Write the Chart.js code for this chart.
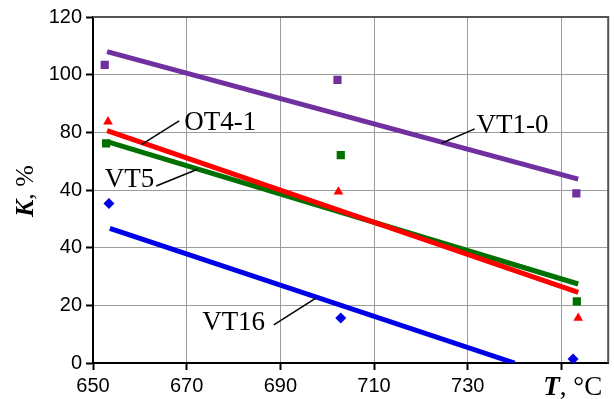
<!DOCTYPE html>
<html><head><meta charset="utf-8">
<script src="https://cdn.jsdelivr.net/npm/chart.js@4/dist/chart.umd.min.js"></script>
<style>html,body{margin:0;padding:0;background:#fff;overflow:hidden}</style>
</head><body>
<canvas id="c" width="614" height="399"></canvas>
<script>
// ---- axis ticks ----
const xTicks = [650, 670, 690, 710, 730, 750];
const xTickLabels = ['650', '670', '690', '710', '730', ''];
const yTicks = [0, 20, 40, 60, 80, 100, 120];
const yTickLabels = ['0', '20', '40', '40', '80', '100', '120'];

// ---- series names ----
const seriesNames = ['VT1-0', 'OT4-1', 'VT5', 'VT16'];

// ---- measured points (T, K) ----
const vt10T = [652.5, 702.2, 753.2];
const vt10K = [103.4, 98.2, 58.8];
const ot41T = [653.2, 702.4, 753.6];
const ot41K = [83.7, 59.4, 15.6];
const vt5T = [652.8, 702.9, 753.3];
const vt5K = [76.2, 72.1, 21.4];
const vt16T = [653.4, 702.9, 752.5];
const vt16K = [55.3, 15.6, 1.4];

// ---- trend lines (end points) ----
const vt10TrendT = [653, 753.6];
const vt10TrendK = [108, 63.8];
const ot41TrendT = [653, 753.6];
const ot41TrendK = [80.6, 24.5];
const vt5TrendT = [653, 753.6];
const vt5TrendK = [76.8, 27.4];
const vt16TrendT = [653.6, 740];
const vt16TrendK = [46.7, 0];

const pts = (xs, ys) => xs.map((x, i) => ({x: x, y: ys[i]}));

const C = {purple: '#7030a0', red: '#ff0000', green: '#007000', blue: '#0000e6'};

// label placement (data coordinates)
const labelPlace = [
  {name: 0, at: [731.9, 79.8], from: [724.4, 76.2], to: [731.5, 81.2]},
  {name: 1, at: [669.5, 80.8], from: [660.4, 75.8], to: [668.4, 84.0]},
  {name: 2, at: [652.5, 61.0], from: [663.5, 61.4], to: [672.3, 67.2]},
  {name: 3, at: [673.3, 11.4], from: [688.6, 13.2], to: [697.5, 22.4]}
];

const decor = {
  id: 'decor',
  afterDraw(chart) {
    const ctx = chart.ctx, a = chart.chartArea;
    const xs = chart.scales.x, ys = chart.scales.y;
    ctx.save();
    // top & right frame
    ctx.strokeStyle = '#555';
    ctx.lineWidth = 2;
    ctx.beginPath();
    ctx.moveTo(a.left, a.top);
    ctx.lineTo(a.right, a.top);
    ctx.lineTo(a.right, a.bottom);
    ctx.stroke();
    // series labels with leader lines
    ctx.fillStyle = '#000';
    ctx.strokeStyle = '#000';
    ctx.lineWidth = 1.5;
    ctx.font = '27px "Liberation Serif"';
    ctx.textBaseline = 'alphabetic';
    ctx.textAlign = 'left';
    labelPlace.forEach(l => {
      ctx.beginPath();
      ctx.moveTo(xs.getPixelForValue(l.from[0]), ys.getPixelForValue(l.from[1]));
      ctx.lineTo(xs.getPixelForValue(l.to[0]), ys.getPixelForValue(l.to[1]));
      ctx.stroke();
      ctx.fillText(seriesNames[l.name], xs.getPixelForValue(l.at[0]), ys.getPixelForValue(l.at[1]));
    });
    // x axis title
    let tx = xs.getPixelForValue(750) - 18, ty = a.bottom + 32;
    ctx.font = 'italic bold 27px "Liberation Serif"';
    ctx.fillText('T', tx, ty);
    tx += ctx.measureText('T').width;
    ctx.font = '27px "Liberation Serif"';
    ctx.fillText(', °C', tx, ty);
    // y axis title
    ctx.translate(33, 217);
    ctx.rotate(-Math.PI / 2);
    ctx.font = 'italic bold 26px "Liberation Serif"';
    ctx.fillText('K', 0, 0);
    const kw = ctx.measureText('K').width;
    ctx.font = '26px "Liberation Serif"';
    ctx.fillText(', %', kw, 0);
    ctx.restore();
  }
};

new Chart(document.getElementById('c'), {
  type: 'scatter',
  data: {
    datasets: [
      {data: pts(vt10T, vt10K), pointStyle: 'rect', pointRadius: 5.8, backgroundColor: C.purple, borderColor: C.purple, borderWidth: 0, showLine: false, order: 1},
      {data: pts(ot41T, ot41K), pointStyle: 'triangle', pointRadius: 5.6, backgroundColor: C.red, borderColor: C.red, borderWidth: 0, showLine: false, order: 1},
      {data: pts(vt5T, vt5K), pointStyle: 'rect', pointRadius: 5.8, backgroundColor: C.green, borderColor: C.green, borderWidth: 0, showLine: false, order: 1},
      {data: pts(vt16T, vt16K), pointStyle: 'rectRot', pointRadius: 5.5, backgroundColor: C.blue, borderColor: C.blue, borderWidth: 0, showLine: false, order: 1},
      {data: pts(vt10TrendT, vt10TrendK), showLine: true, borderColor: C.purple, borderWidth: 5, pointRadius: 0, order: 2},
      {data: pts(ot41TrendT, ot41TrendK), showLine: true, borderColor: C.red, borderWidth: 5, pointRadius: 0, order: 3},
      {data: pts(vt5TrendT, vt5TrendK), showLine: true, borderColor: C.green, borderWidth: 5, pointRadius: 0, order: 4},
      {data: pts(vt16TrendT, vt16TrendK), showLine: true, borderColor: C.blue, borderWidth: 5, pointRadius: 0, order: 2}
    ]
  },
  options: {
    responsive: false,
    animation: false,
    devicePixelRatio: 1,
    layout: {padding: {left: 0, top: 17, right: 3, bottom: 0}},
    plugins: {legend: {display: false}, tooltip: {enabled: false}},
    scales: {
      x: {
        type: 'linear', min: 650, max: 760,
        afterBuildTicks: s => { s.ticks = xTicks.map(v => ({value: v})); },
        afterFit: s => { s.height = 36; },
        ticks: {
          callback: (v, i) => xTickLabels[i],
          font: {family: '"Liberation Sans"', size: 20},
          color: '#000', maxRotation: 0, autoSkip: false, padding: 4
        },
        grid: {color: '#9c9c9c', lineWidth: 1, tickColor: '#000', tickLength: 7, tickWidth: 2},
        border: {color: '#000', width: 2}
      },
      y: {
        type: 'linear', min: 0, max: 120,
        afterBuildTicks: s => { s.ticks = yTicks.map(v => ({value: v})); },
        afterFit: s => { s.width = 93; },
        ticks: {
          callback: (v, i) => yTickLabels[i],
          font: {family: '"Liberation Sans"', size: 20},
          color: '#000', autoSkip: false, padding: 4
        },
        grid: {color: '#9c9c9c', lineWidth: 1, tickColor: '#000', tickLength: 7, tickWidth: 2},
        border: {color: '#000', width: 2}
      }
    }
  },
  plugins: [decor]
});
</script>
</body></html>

*Requirement*:
Leave out the pictures and restate, word for word, the lines from the top of the data through the line containing "const seriesNames = ['VT1-0', 'OT4-1', 'VT5', 'VT16'];", both included.

*Answer for the task*:
Write the Chart.js code for this chart.
<!DOCTYPE html>
<html><head><meta charset="utf-8">
<script src="https://cdn.jsdelivr.net/npm/chart.js@4/dist/chart.umd.min.js"></script>
<style>html,body{margin:0;padding:0;background:#fff;overflow:hidden}</style>
</head><body>
<canvas id="c" width="614" height="399"></canvas>
<script>
// ---- axis ticks ----
const xTicks = [650, 670, 690, 710, 730, 750];
const xTickLabels = ['650', '670', '690', '710', '730', ''];
const yTicks = [0, 20, 40, 60, 80, 100, 120];
const yTickLabels = ['0', '20', '40', '40', '80', '100', '120'];

// ---- series names ----
const seriesNames = ['VT1-0', 'OT4-1', 'VT5', 'VT16'];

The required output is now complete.